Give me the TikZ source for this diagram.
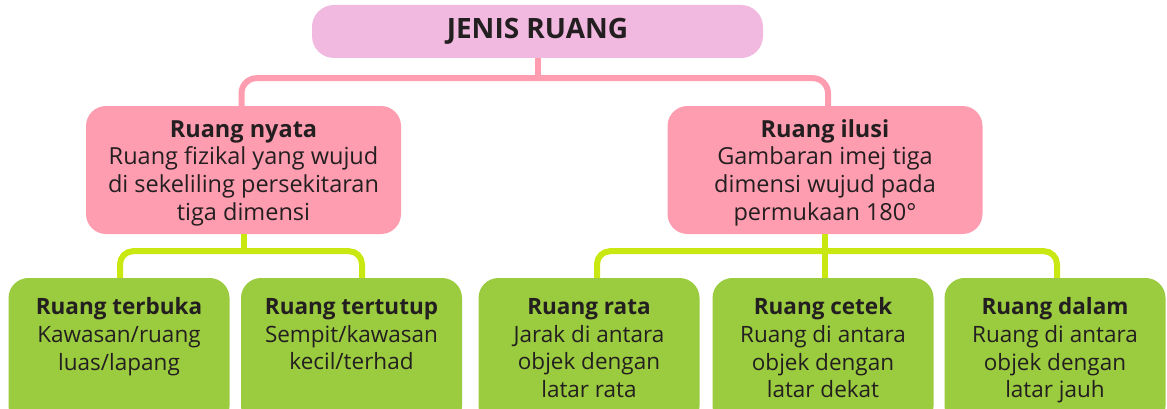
\documentclass[tikz,border=0pt]{standalone}
\usepackage{fontspec}
\setmainfont{Open Sans}
\definecolor{topfill}{HTML}{F2B9E0}
\definecolor{midfill}{HTML}{FF9DB0}
\definecolor{pinkline}{HTML}{FF9DB0}
\definecolor{greenfill}{HTML}{9BCB3E}
\definecolor{greenline}{HTML}{C9E710}
\definecolor{txt}{HTML}{231F20}
\tikzset{
  topbox/.style={draw=none, fill=topfill, rounded corners=22pt, minimum width=451pt, minimum height=53pt, text=txt, font=\fontsize{28}{30}\selectfont\bfseries},
  midbox/.style={draw=none, fill=midfill, rounded corners=20pt, minimum width=315pt, minimum height=128pt, text=txt, align=center, font=\fontsize{23.5}{27.8}\selectfont},
  leafbox/.style={draw=none, fill=greenfill, rounded corners=20pt, minimum width=221pt, minimum height=148pt, text=txt, align=center, font=\fontsize{22.5}{27.7}\selectfont},
  pinkconn/.style={draw=pinkline, line width=6pt, rounded corners=15pt},
  greenconn/.style={draw=greenline, line width=6pt, rounded corners=13pt},
}
\newcommand{\firstup}{\rule{0pt}{26pt}}
\begin{document}
\begin{tikzpicture}[x=1pt,y=1pt]
\useasboundingbox (0,0) rectangle (1167,408);
\clip (0,0) rectangle (1167,408);
\node[topbox] (top) at (537.5,376.5) {JENIS RUANG};
\node[midbox] (nyata) at (243.5,238) {\firstup\textbf{Ruang nyata}\\Ruang fizikal yang wujud\\di sekeliling persekitaran\\tiga dimensi\strut};
\node[midbox] (ilusi) at (825,238) {\firstup\textbf{Ruang ilusi}\\Gambaran imej tiga\\dimensi wujud pada\\permukaan 180\textdegree\strut};
\node[leafbox] (terbuka) at (119,56) {\textbf{Ruang terbuka}\\Kawasan/ruang\\luas/lapang\\\strut};
\node[leafbox] (tertutup) at (351.5,56) {\textbf{Ruang tertutup}\\Sempit/kawasan\\kecil/terhad\\\strut};
\node[leafbox] (rata) at (589,56) {\textbf{Ruang rata}\\Jarak di antara\\objek dengan\\latar rata\strut};
\node[leafbox] (cetek) at (823,56) {\textbf{Ruang cetek}\\Ruang di antara\\objek dengan\\latar dekat\strut};
\node[leafbox] (dalam) at (1055,56) {\textbf{Ruang dalam}\\Ruang di antara\\objek dengan\\latar jauh\strut};
% junction points
\coordinate (pj) at ([yshift=-20pt]top.south);
\coordinate (gjl) at ([yshift=-17pt]nyata.south);
\coordinate (gjr) at ([yshift=-17pt]ilusi.south);
% connectors
\draw[pinkconn] (top.south) -- (pj);
\draw[pinkconn] ([xshift=-2pt]nyata.north) |- (pj) -| ([xshift=3pt]ilusi.north);
\draw[greenconn] (nyata.south) -- (gjl);
\draw[greenconn] ([xshift=1pt]terbuka.north) |- (gjl) -| ([xshift=10.5pt]tertutup.north);
\draw[greenconn] (ilusi.south) -- (cetek.north -| ilusi.south);
\draw[greenconn] ([xshift=8pt]rata.north) |- (gjr) -| ([xshift=2pt]dalam.north);
\end{tikzpicture}
\end{document}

━━━━━━━━━━━━━━━━

Task description:
Without the pictures, output the full listing exactly as it stands.

Solution to the exercise:
Give me the TikZ source for this diagram.
\documentclass[tikz,border=0pt]{standalone}
\usepackage{fontspec}
\setmainfont{Open Sans}
\definecolor{topfill}{HTML}{F2B9E0}
\definecolor{midfill}{HTML}{FF9DB0}
\definecolor{pinkline}{HTML}{FF9DB0}
\definecolor{greenfill}{HTML}{9BCB3E}
\definecolor{greenline}{HTML}{C9E710}
\definecolor{txt}{HTML}{231F20}
\tikzset{
  topbox/.style={draw=none, fill=topfill, rounded corners=22pt, minimum width=451pt, minimum height=53pt, text=txt, font=\fontsize{28}{30}\selectfont\bfseries},
  midbox/.style={draw=none, fill=midfill, rounded corners=20pt, minimum width=315pt, minimum height=128pt, text=txt, align=center, font=\fontsize{23.5}{27.8}\selectfont},
  leafbox/.style={draw=none, fill=greenfill, rounded corners=20pt, minimum width=221pt, minimum height=148pt, text=txt, align=center, font=\fontsize{22.5}{27.7}\selectfont},
  pinkconn/.style={draw=pinkline, line width=6pt, rounded corners=15pt},
  greenconn/.style={draw=greenline, line width=6pt, rounded corners=13pt},
}
\newcommand{\firstup}{\rule{0pt}{26pt}}
\begin{document}
\begin{tikzpicture}[x=1pt,y=1pt]
\useasboundingbox (0,0) rectangle (1167,408);
\clip (0,0) rectangle (1167,408);
\node[topbox] (top) at (537.5,376.5) {JENIS RUANG};
\node[midbox] (nyata) at (243.5,238) {\firstup\textbf{Ruang nyata}\\Ruang fizikal yang wujud\\di sekeliling persekitaran\\tiga dimensi\strut};
\node[midbox] (ilusi) at (825,238) {\firstup\textbf{Ruang ilusi}\\Gambaran imej tiga\\dimensi wujud pada\\permukaan 180\textdegree\strut};
\node[leafbox] (terbuka) at (119,56) {\textbf{Ruang terbuka}\\Kawasan/ruang\\luas/lapang\\\strut};
\node[leafbox] (tertutup) at (351.5,56) {\textbf{Ruang tertutup}\\Sempit/kawasan\\kecil/terhad\\\strut};
\node[leafbox] (rata) at (589,56) {\textbf{Ruang rata}\\Jarak di antara\\objek dengan\\latar rata\strut};
\node[leafbox] (cetek) at (823,56) {\textbf{Ruang cetek}\\Ruang di antara\\objek dengan\\latar dekat\strut};
\node[leafbox] (dalam) at (1055,56) {\textbf{Ruang dalam}\\Ruang di antara\\objek dengan\\latar jauh\strut};
% junction points
\coordinate (pj) at ([yshift=-20pt]top.south);
\coordinate (gjl) at ([yshift=-17pt]nyata.south);
\coordinate (gjr) at ([yshift=-17pt]ilusi.south);
% connectors
\draw[pinkconn] (top.south) -- (pj);
\draw[pinkconn] ([xshift=-2pt]nyata.north) |- (pj) -| ([xshift=3pt]ilusi.north);
\draw[greenconn] (nyata.south) -- (gjl);
\draw[greenconn] ([xshift=1pt]terbuka.north) |- (gjl) -| ([xshift=10.5pt]tertutup.north);
\draw[greenconn] (ilusi.south) -- (cetek.north -| ilusi.south);
\draw[greenconn] ([xshift=8pt]rata.north) |- (gjr) -| ([xshift=2pt]dalam.north);
\end{tikzpicture}
\end{document}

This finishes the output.